### Instruction
Repeat everything from the first line of the listing below through the line that contains "80, 83, 85];", exactly. Leave out pictures.

### Source data
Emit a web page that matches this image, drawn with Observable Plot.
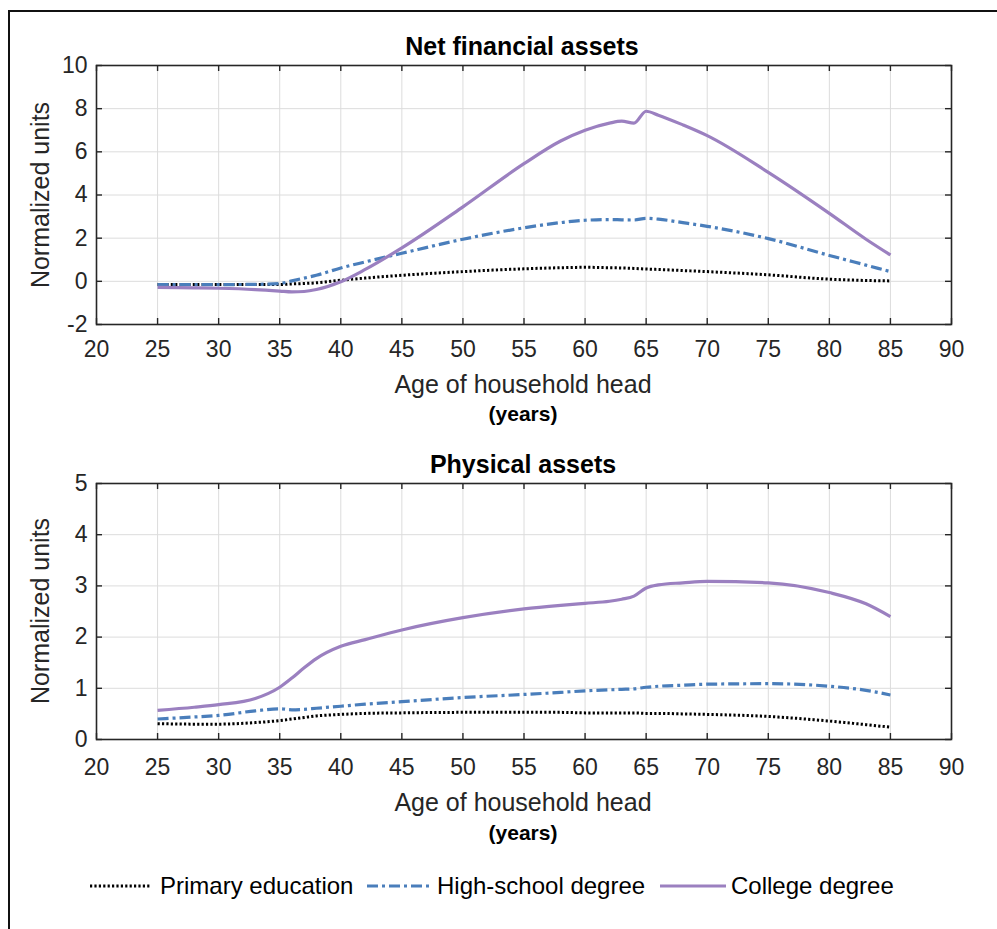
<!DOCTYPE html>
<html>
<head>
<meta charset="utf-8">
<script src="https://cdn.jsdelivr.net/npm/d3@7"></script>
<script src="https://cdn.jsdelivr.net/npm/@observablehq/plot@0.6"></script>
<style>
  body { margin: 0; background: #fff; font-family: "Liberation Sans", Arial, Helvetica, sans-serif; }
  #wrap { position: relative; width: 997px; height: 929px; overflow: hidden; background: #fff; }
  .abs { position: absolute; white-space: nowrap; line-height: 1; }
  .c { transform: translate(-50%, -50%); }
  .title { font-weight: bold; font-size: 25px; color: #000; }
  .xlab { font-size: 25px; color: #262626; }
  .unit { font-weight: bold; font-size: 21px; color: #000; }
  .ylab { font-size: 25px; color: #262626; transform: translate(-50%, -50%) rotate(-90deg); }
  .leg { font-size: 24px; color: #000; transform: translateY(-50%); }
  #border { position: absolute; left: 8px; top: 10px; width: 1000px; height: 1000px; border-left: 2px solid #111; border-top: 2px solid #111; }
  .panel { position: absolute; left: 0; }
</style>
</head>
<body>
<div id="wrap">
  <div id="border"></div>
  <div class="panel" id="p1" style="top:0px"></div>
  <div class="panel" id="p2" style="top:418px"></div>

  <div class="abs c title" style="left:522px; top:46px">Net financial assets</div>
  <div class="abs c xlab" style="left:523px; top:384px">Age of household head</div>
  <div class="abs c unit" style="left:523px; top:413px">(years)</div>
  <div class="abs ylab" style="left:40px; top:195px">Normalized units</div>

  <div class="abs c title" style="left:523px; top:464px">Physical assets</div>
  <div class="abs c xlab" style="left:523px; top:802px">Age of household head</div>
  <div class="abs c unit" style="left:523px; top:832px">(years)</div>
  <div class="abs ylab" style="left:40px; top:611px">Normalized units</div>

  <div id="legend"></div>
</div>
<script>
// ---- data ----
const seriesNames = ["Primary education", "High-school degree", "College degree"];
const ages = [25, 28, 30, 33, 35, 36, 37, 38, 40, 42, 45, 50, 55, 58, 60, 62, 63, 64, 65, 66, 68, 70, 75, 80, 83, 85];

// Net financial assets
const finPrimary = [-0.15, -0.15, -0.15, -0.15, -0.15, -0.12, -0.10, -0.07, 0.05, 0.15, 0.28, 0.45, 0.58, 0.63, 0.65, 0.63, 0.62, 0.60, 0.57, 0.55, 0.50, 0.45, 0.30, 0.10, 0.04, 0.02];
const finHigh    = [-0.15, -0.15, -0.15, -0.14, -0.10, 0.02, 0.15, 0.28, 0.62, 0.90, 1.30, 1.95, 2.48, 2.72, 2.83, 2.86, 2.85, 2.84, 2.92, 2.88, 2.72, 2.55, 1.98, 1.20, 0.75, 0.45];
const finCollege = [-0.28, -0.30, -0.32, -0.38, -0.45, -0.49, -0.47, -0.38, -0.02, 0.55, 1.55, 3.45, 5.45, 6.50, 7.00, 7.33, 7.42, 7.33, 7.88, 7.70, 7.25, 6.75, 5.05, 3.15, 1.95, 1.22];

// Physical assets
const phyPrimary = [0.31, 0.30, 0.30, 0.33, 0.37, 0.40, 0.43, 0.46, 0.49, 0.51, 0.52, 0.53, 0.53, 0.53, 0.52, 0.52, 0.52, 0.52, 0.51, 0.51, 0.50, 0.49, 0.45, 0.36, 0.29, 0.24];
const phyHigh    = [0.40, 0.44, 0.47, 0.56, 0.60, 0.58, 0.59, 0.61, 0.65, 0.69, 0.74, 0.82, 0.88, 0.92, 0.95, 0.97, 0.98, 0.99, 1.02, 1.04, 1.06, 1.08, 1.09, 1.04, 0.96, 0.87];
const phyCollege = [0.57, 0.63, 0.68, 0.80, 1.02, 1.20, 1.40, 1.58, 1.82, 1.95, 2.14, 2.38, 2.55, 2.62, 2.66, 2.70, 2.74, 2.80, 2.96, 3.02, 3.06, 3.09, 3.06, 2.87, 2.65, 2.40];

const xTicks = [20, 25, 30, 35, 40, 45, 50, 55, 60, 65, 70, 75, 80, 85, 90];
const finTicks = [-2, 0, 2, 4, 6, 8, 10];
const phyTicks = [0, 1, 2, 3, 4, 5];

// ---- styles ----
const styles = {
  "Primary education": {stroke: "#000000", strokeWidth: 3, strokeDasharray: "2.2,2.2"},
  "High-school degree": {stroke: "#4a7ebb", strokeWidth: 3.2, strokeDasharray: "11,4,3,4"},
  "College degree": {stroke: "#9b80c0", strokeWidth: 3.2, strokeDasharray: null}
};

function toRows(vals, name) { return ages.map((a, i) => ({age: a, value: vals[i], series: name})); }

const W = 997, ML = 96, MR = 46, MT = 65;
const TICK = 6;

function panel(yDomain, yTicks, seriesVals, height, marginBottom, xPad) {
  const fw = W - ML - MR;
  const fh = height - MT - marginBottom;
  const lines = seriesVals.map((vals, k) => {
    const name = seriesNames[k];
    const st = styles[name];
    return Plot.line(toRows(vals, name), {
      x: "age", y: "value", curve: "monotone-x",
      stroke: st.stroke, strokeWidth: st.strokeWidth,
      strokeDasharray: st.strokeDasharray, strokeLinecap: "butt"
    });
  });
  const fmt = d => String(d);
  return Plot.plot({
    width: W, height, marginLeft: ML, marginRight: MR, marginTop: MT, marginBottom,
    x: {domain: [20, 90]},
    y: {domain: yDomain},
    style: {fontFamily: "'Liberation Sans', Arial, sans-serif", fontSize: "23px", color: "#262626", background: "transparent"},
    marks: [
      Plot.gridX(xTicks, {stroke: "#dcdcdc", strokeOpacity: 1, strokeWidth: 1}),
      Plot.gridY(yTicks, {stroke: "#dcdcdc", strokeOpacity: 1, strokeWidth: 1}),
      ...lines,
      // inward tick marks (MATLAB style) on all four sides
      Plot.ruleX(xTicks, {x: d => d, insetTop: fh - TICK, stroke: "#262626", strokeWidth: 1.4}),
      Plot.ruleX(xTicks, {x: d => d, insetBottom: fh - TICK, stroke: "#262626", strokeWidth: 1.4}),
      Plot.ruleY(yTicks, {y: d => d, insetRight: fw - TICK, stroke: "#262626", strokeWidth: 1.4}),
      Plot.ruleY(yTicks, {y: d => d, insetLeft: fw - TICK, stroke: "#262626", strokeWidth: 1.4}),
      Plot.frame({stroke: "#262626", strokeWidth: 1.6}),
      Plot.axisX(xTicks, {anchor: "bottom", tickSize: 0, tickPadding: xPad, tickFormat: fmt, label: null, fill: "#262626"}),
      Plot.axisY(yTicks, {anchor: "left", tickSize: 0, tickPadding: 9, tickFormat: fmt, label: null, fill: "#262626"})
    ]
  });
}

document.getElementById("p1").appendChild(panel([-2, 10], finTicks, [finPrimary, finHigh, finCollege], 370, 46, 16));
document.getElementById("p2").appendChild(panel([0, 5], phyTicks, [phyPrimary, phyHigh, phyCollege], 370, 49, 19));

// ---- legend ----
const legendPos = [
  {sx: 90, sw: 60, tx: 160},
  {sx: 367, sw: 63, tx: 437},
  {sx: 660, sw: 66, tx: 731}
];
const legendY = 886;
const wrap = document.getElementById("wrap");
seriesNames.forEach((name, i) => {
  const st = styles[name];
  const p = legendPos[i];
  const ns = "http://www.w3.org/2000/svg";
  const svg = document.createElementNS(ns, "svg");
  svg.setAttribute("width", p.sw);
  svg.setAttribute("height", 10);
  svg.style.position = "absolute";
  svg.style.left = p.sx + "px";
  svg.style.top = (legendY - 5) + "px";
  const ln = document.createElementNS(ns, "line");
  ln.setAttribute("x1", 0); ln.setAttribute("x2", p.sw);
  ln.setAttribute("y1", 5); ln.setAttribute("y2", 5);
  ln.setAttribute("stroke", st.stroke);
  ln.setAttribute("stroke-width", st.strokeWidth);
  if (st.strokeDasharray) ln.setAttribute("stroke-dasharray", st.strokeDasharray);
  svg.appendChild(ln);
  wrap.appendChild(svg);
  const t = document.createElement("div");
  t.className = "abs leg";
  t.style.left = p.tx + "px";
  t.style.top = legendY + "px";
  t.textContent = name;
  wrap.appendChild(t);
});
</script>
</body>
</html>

### Solution for this task
Emit a web page that matches this image, drawn with Observable Plot.
<!DOCTYPE html>
<html>
<head>
<meta charset="utf-8">
<script src="https://cdn.jsdelivr.net/npm/d3@7"></script>
<script src="https://cdn.jsdelivr.net/npm/@observablehq/plot@0.6"></script>
<style>
  body { margin: 0; background: #fff; font-family: "Liberation Sans", Arial, Helvetica, sans-serif; }
  #wrap { position: relative; width: 997px; height: 929px; overflow: hidden; background: #fff; }
  .abs { position: absolute; white-space: nowrap; line-height: 1; }
  .c { transform: translate(-50%, -50%); }
  .title { font-weight: bold; font-size: 25px; color: #000; }
  .xlab { font-size: 25px; color: #262626; }
  .unit { font-weight: bold; font-size: 21px; color: #000; }
  .ylab { font-size: 25px; color: #262626; transform: translate(-50%, -50%) rotate(-90deg); }
  .leg { font-size: 24px; color: #000; transform: translateY(-50%); }
  #border { position: absolute; left: 8px; top: 10px; width: 1000px; height: 1000px; border-left: 2px solid #111; border-top: 2px solid #111; }
  .panel { position: absolute; left: 0; }
</style>
</head>
<body>
<div id="wrap">
  <div id="border"></div>
  <div class="panel" id="p1" style="top:0px"></div>
  <div class="panel" id="p2" style="top:418px"></div>

  <div class="abs c title" style="left:522px; top:46px">Net financial assets</div>
  <div class="abs c xlab" style="left:523px; top:384px">Age of household head</div>
  <div class="abs c unit" style="left:523px; top:413px">(years)</div>
  <div class="abs ylab" style="left:40px; top:195px">Normalized units</div>

  <div class="abs c title" style="left:523px; top:464px">Physical assets</div>
  <div class="abs c xlab" style="left:523px; top:802px">Age of household head</div>
  <div class="abs c unit" style="left:523px; top:832px">(years)</div>
  <div class="abs ylab" style="left:40px; top:611px">Normalized units</div>

  <div id="legend"></div>
</div>
<script>
// ---- data ----
const seriesNames = ["Primary education", "High-school degree", "College degree"];
const ages = [25, 28, 30, 33, 35, 36, 37, 38, 40, 42, 45, 50, 55, 58, 60, 62, 63, 64, 65, 66, 68, 70, 75, 80, 83, 85];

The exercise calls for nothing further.